Dans la stérilité de l’Afrique tripolitaine, la Cyrénaïque est une verdoyante exception : les géographes la définissent une oasis de montagne au bord de la mer, et les Arabes la nomment le Djebel Akhdar, la Montagne verte. Selon Hérodote, les anciens Libyens disaient qu’au-dessus de Cyrène, « le ciel est percé ; » il laisse couler, en effet, vers la terre altérée, d’abondantes pluies d’hiver, et, l’été, la rosée, ce bienfait inconnu aux steppes sahariennes, vient rafraîchir les plantes. On a comparé le plateau de Barka au Sahel d’Alger ; mais, au lieu d’être entouré par une Mitidja, il est resserré, comme une île, entre le désert et la mer ; il domine, de ses pentes rapides, des régions beaucoup plus basses : à l’Est, les terrasses de la Marmarique, qui ne dépassent pas 300 mètres, et, au Sud, la longue dépression du Barka-el-Beida (Barka-le-blanc), inférieure, par endroits, de 10 à 70 mètres, au niveau de la mer, et qui limite, comme un fossé, la forteresse du plateau.

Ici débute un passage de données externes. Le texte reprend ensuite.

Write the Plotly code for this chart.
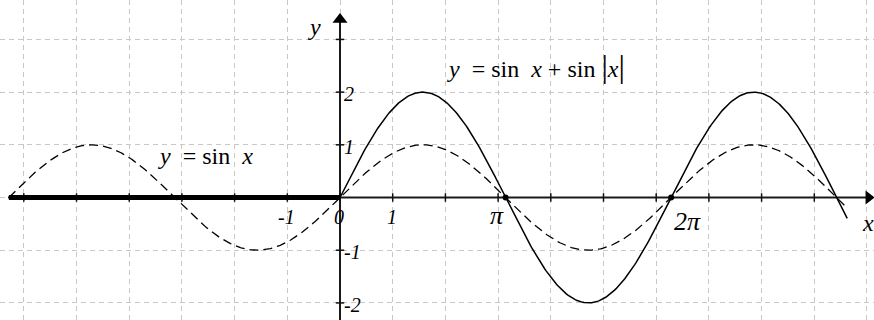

C’est, semble-t-il, sur le « Plateau vert » que les légendes antiques plaçaient le fameux jardin des Hespérides. Tous les arbres fruitiers de la zone méditerranéenne s’y mêlent, en effet, aux palmiers et aux bananiers africains, et il suffirait de refaire les travaux d’irrigation que les anciens avaient exécutés avec un art si admirable, et dont on trouve partout les vestiges, pour obtenir des vergers splendides, des champs de roses, de safran, de céréales et de légumes. Le blé pousse très bien sur le « Plateau rouge[1] » et, malgré les procédés rudimentaires des

  1. Barka-el-Homra : ce sont les parties du plateau où un humus chargé de sels de fer recouvre le sol, lui donne une teinte rougeâtre, et augmente sa fertilité.